Bank of England governor Mark Carney's inflation report has meant we will be living - and investing - in a low-interest rate environment for some time yet.
While we know this is good news for borrowers and home owners, what does it mean for bond investors?
Ignis' Head of Credit Chris Bowie explains how fixed income will be effected and what other challenges lie ahead for bond investors.
Emma Wall: Hello and welcome Morningstar TV. I'm Emma Wall and you are watching ‘Why should I invest with you?’ Here with me today is, Chris Bowie, Head of Credit at Ignis.
Chris Bowie: Good morning, Emma.
Wall: Hi, Chris. So, you are known amongst your peers for talking down your asset class, why are you bearish on some types of bonds?
Bowie: Well, I've got a less than constructive view over the medium term on bonds. What worries me is that real yields are still negative and I think investors should be compensated for using their capital by receiving a positive real return. So, I think over the medium-term bond yield should rise, so that tenure yields become positive from a real sense and that would imply a sell-off of somewhere between 0.5% and 1% to at least where we are today.
Wall: Looking at recent news, Mark Carney's inflation report last week puts pressure on the market to keep interest rates down. What impact does that have on the asset class?
Bowie: I think it's good. I mean there's been a lot of commentary about his tying interest rate policy perhaps to unemployment. I actually think moving towards that Federal Reserve twin objective as an output and inflation is a good thing for the U.K. economy. What we – the risk we have in the U.K. is that we are at structurally higher inflation economy than say the U.S. So, you'll need to keep a tighter rein on rates, should inflation start to appear. But I think showing the market that output is very important to the U.K., employment and growth are the key things as well as inflation, I think is actually a positive step.
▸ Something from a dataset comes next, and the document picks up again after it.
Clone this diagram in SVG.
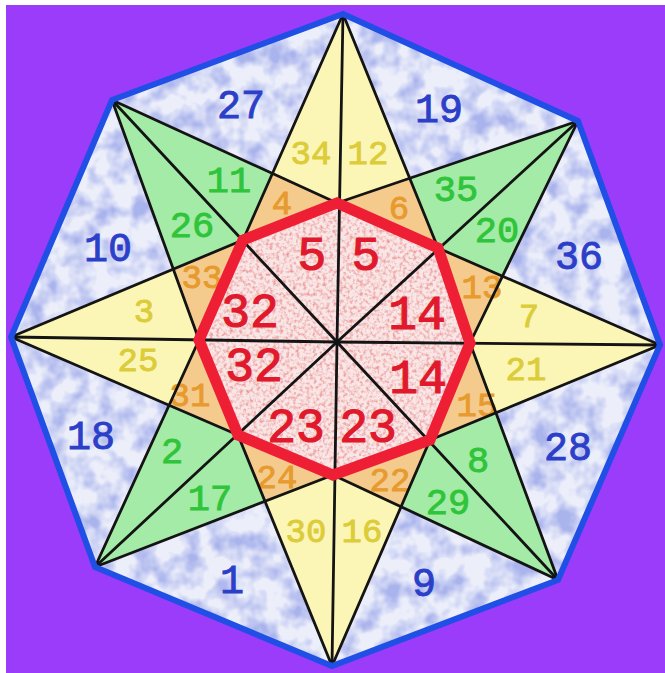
<svg xmlns="http://www.w3.org/2000/svg" width="665" height="673" viewBox="0 0 665 673">
<defs>
<style>
.ln{fill:none;stroke:#141414;stroke-width:2.8;stroke-linejoin:round;stroke-linecap:round}
text{font-family:"Liberation Mono","DejaVu Sans Mono",monospace;text-anchor:middle;stroke-width:0.9px}
.b{fill:#2b3fc8;stroke:#2b3fc8;font-size:40px}
.y{fill:#dccc3a;stroke:#dccc3a;font-size:34px}
.g{fill:#30c43a;stroke:#30c43a;font-size:37px}
.o{fill:#e79a2e;stroke:#e79a2e;font-size:34px}
.r{fill:#e0192c;stroke:#e0192c;font-size:48px;stroke-width:1.2px}
.yk{fill:#fbf6b6}
.gk{fill:#a3eba6}
</style>
<filter id="mb" filterUnits="userSpaceOnUse" x="0" y="0" width="665" height="673">
<feTurbulence type="fractalNoise" baseFrequency="0.045" numOctaves="3" seed="7" result="n"/>
<feColorMatrix in="n" type="matrix" values="0 0 0 0 0  0 0 0 0 0  0 0 0 0 0  0 0 0 2.6 -1.0" result="a"/>
<feComposite in="SourceGraphic" in2="a" operator="in"/>
</filter>
<filter id="mr" filterUnits="userSpaceOnUse" x="0" y="0" width="665" height="673">
<feTurbulence type="fractalNoise" baseFrequency="0.3" numOctaves="2" seed="3" result="n"/>
<feColorMatrix in="n" type="matrix" values="0 0 0 0 0  0 0 0 0 0  0 0 0 0 0  0 0 0 2.4 -1.05" result="a"/>
<feComposite in="SourceGraphic" in2="a" operator="in"/>
</filter>
</defs>

<rect x="0" y="0" width="665" height="673" fill="#ffffff"/>
<rect x="6" y="5" width="659" height="668" fill="#9a3cfa"/>

<g id="outer-field">
<polygon points="343,14 578,121 660,345 558,580 332,666 95,567 11,337 112,100" fill="#eceefa"/>
<polygon points="343,14 578,121 660,345 558,580 332,666 95,567 11,337 112,100" fill="#a9b3ec" filter="url(#mb)"/>
</g>

<g id="star-points">
<polygon class="yk" points="343,14 409.7,178.3 337,203 272.4,173.4"/>
<polygon class="gk" points="578,121 502.5,276.2 438,248 409.7,178.3"/>
<polygon class="yk" points="660,345 495.9,412.8 470,343 502.5,276.2"/>
<polygon class="gk" points="558,580 401.1,506.8 430,440 495.9,412.8"/>
<polygon class="yk" points="332,666 265,501.3 333,475 401.1,506.8"/>
<polygon class="gk" points="95,567 169.1,405.3 238,435 265,501.3"/>
<polygon class="yk" points="11,337 173.3,269.1 199,340 169.1,405.3"/>
<polygon class="gk" points="112,100 272.4,173.4 243,240 173.3,269.1"/>
</g>

<g id="orange-ring">
<polygon fill="#f4cb8c" points="337,203 409.7,178.3 438,248 502.5,276.2 470,343 495.9,412.8 430,440 401.1,506.8 333,475 265,501.3 238,435 169.1,405.3 199,340 173.3,269.1 243,240 272.4,173.4"/>
</g>

<g id="core">
<polygon fill="#f9e6e6" points="337,203 438,248 470,343 430,440 333,475 238,435 199,340 243,240"/>
<polygon fill="#ec9494" filter="url(#mr)" points="337,203 438,248 470,343 430,440 333,475 238,435 199,340 243,240"/>
</g>

<g id="labels">
<text class="b" x="241" y="117.6">27</text>
<text class="b" x="439" y="121.6">19</text>
<text class="b" x="579" y="268.6">36</text>
<text class="b" x="568" y="459.6">28</text>
<text class="b" x="424" y="595.6">9</text>
<text class="b" x="232" y="592.6">1</text>
<text class="b" x="91" y="448.6">18</text>
<text class="b" x="108" y="260.6">10</text>

<text class="y" x="311" y="163.7">34</text>
<text class="y" x="368" y="163.7">12</text>
<text class="y" x="144" y="321.7">3</text>
<text class="y" x="138" y="370.7">25</text>
<text class="y" x="529" y="326.7">7</text>
<text class="y" x="526" y="379.7">21</text>
<text class="y" x="306" y="541.7">30</text>
<text class="y" x="362" y="541.7">16</text>

<text class="g" x="229" y="191.7">11</text>
<text class="g" x="192" y="236.7">26</text>
<text class="g" x="456" y="200.7">35</text>
<text class="g" x="497" y="241.7">20</text>
<text class="g" x="172" y="462.7">2</text>
<text class="g" x="210" y="509.7">17</text>
<text class="g" x="478" y="471.7">8</text>
<text class="g" x="448" y="513.7">29</text>

<text class="o" x="282" y="213.7">4</text>
<text class="o" x="399" y="218.7">6</text>
<text class="o" x="482" y="297.7">13</text>
<text class="o" x="202" y="287.7">33</text>
<text class="o" x="190" y="405.7">31</text>
<text class="o" x="477" y="415.7">15</text>
<text class="o" x="277" y="487.7">24</text>
<text class="o" x="390" y="490.7">22</text>

<text class="r" x="312" y="270">5</text>
<text class="r" x="366" y="270">5</text>
<text class="r" x="250" y="327">32</text>
<text class="r" x="417" y="329">14</text>
<text class="r" x="254" y="381">32</text>
<text class="r" x="418" y="393">14</text>
<text class="r" x="296" y="442">23</text>
<text class="r" x="368" y="442">23</text>
</g>

<g id="connectors">
<polyline class="ln" points="343,14 438,248 470,343 558,580"/>
<polyline class="ln" points="578,121 470,343 430,440 332,666"/>
<polyline class="ln" points="660,345 430,440 333,475 95,567"/>
<polyline class="ln" points="558,580 333,475 238,435 11,337"/>
<polyline class="ln" points="332,666 238,435 199,340 112,100"/>
<polyline class="ln" points="95,567 199,340 243,240 343,14"/>
<polyline class="ln" points="11,337 243,240 337,203 578,121"/>
<polyline class="ln" points="112,100 337,203 438,248 660,345"/>
<polyline class="ln" points="343,14 337,342 332,666"/>
<polyline class="ln" points="578,121 337,342 95,567"/>
<polyline class="ln" points="660,345 337,342 11,337"/>
<polyline class="ln" points="558,580 337,342 112,100"/>
</g>

<g id="red-octagon">
<polygon points="337,203 438,248 470,343 430,440 333,475 238,435 199,340 243,240" fill="none" stroke="#ee1f35" stroke-width="11" stroke-linejoin="miter"/>
</g>

<g id="blue-octagon">
<polygon points="343,14 578,121 660,345 558,580 332,666 95,567 11,337 112,100" fill="none" stroke="#1f4fe5" stroke-width="6" stroke-linejoin="miter"/>
</g>
</svg>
Wall: Bonds offer investors as much breadth as equities. There are some good, there are some bad. Where do you see value?
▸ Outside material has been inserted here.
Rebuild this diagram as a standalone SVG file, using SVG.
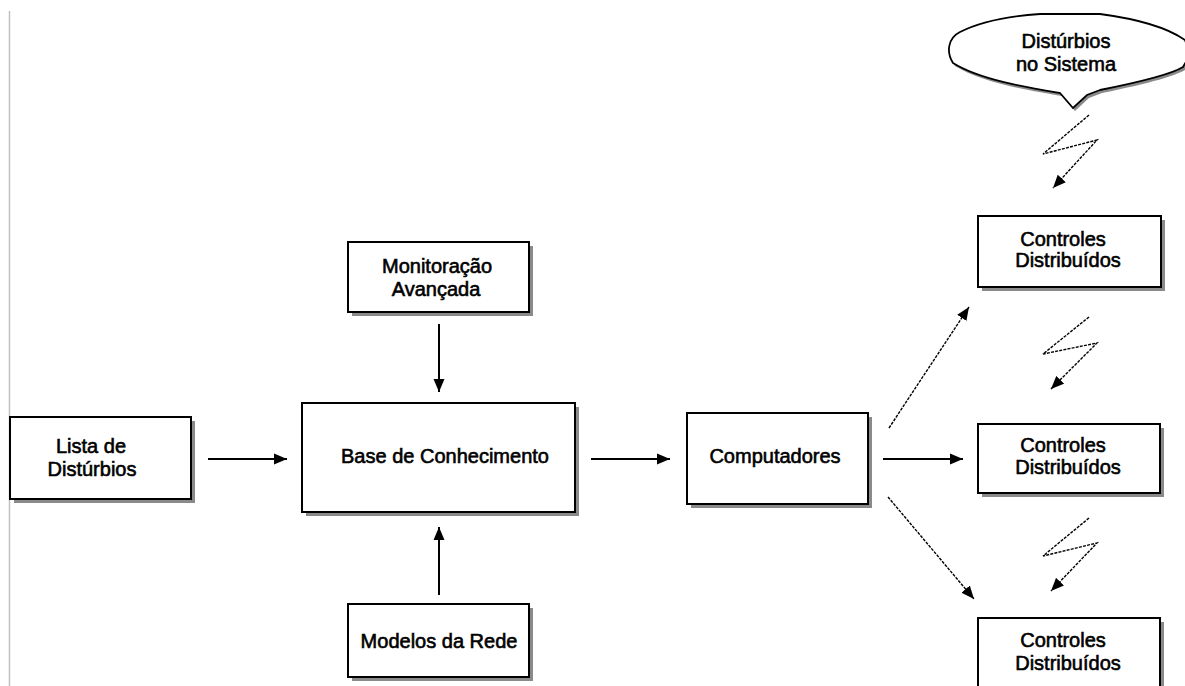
<svg xmlns="http://www.w3.org/2000/svg" width="1185" height="686" viewBox="0 0 1185 686">
<defs>
<style>
.box{fill:#fff;stroke:#000;stroke-width:2}
.sh{fill:#8a8a8a}
.t{font-family:"Liberation Sans",Arial,sans-serif;font-size:20px;fill:#000;stroke:#000;stroke-width:0.6;text-anchor:middle}
.c{fill:none;stroke:#000;stroke-width:2}
.d{fill:none;stroke:#000;stroke-width:1.4;stroke-dasharray:3 1.2}
</style>
<marker id="ah" markerUnits="userSpaceOnUse" markerWidth="14" markerHeight="12" viewBox="0 0 14 12" refX="13" refY="6" orient="auto">
<path d="M0,0.5 L13,6 L0,11.5 Z" fill="#000"/>
</marker>
</defs>
<rect width="1185" height="686" fill="#fff"/>
<line x1="9.5" y1="11" x2="9.5" y2="686" stroke="#c0c0c0" stroke-width="1.5"/>

<g id="lista">
<rect class="sh" x="14" y="421" width="181" height="82"/>
<rect class="box" x="10" y="417" width="181" height="82"/>
<text class="t" x="91" y="453">Lista de</text>
<text class="t" x="92" y="476">Distúrbios</text>
</g>
<g id="monitoracao">
<rect class="sh" x="352" y="246" width="181" height="70"/>
<rect class="box" x="348" y="242" width="181" height="70"/>
<text class="t" x="437" y="273">Monitoração</text>
<text class="t" x="436" y="296">Avançada</text>
</g>
<g id="base">
<rect class="sh" x="306" y="407" width="273" height="109"/>
<rect class="box" x="302" y="403" width="273" height="109"/>
<text class="t" x="445" y="463">Base de Conhecimento</text>
</g>
<g id="modelos">
<rect class="sh" x="352" y="608" width="181" height="73"/>
<rect class="box" x="348" y="604" width="181" height="73"/>
<text class="t" x="439" y="648">Modelos da Rede</text>
</g>
<g id="computadores">
<rect class="sh" x="691" y="417" width="181" height="91"/>
<rect class="box" x="687" y="413" width="181" height="91"/>
<text class="t" x="775" y="463">Computadores</text>
</g>
<g id="controles1">
<rect class="sh" x="982" y="220" width="183" height="71"/>
<rect class="box" x="978" y="216" width="183" height="71"/>
<text class="t" x="1063" y="246">Controles</text>
<text class="t" x="1068" y="267">Distribuídos</text>
</g>
<g id="controles2">
<rect class="sh" x="982" y="428" width="182" height="69"/>
<rect class="box" x="978" y="424" width="182" height="69"/>
<text class="t" x="1063" y="452">Controles</text>
<text class="t" x="1068" y="474">Distribuídos</text>
</g>
<g id="controles3">
<rect class="sh" x="982" y="622" width="182" height="80"/>
<rect class="box" x="978" y="618" width="182" height="80"/>
<text class="t" x="1063" y="647">Controles</text>
<text class="t" x="1068" y="670">Distribuídos</text>
</g>
<g id="disturbios-sistema">
<path d="M953,63 C946,52 948,38 960,32 C980,22 1010,16 1040,14 L1100,14 C1130,18 1165,26 1185,40 L1190,55 L1183,67 C1175,72 1150,80 1100,90 L1087,95 L1073,108 L1060,93 C1030,88 980,80 953,63 Z" fill="#8a8a8a" transform="translate(2,3)"/>
<path d="M953,63 C946,52 948,38 960,32 C980,22 1010,16 1040,14 L1100,14 C1130,18 1165,26 1185,40 L1190,55 L1183,67 C1175,72 1150,80 1100,90 L1087,95 L1073,108 L1060,93 C1030,88 980,80 953,63 Z" fill="#fff" stroke="#000" stroke-width="1.8"/>
<text class="t" x="1066" y="48">Distúrbios</text>
<text class="t" x="1066" y="71">no Sistema</text>
</g>

<g id="connectors">
<line class="c" x1="208" y1="459" x2="287" y2="459" marker-end="url(#ah)"/>
<line class="c" x1="591" y1="459" x2="670" y2="459" marker-end="url(#ah)"/>
<line class="c" x1="883" y1="459" x2="963" y2="459" marker-end="url(#ah)"/>
<line class="c" x1="439" y1="324" x2="439" y2="392" marker-end="url(#ah)"/>
<line class="c" x1="439" y1="595" x2="439" y2="527" marker-end="url(#ah)"/>
<line class="d" x1="889" y1="428" x2="969" y2="307" marker-end="url(#ah)"/>
<line class="d" x1="888" y1="497" x2="974" y2="599" marker-end="url(#ah)"/>
<polyline class="d" points="1089,115 1043,154 1097,140 1053,188" marker-end="url(#ah)"/>
<polyline class="d" points="1089,317 1043,354 1097,343 1051,389" marker-end="url(#ah)"/>
<polyline class="d" points="1089,518 1043,556 1097,543 1051,591" marker-end="url(#ah)"/>
</g>
</svg>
Bowie: Where we see value, are in, really the most secure form of bonds which are backed by assets. So, a lot of these types of bonds got a bad name through the crisis because they were speculative, but that are very high quality asset-backed bonds, such as those issued by Tesco for example, where you have the security of the company, but also if the company gets into trouble, you physically own their supermarket properties. So we like asset-backed bonds from, say, supermarkets, from utilities, from some of the telco companies like BT, for example.
Wall: What sort of yields are they yielding?
Bowie: Between 4% and 5%. So, not a fantastic yield, but a decent yield for good quality. They are not speculative and they will give you a positive real return.
Wall: And better than inflation.
Bowie: Better than inflation, exactly.
Wall: Chris, thank you very much.
Bowie: Thank you.
Wall: This is Emma Wall, for Morningstar TV. Thank you for watching.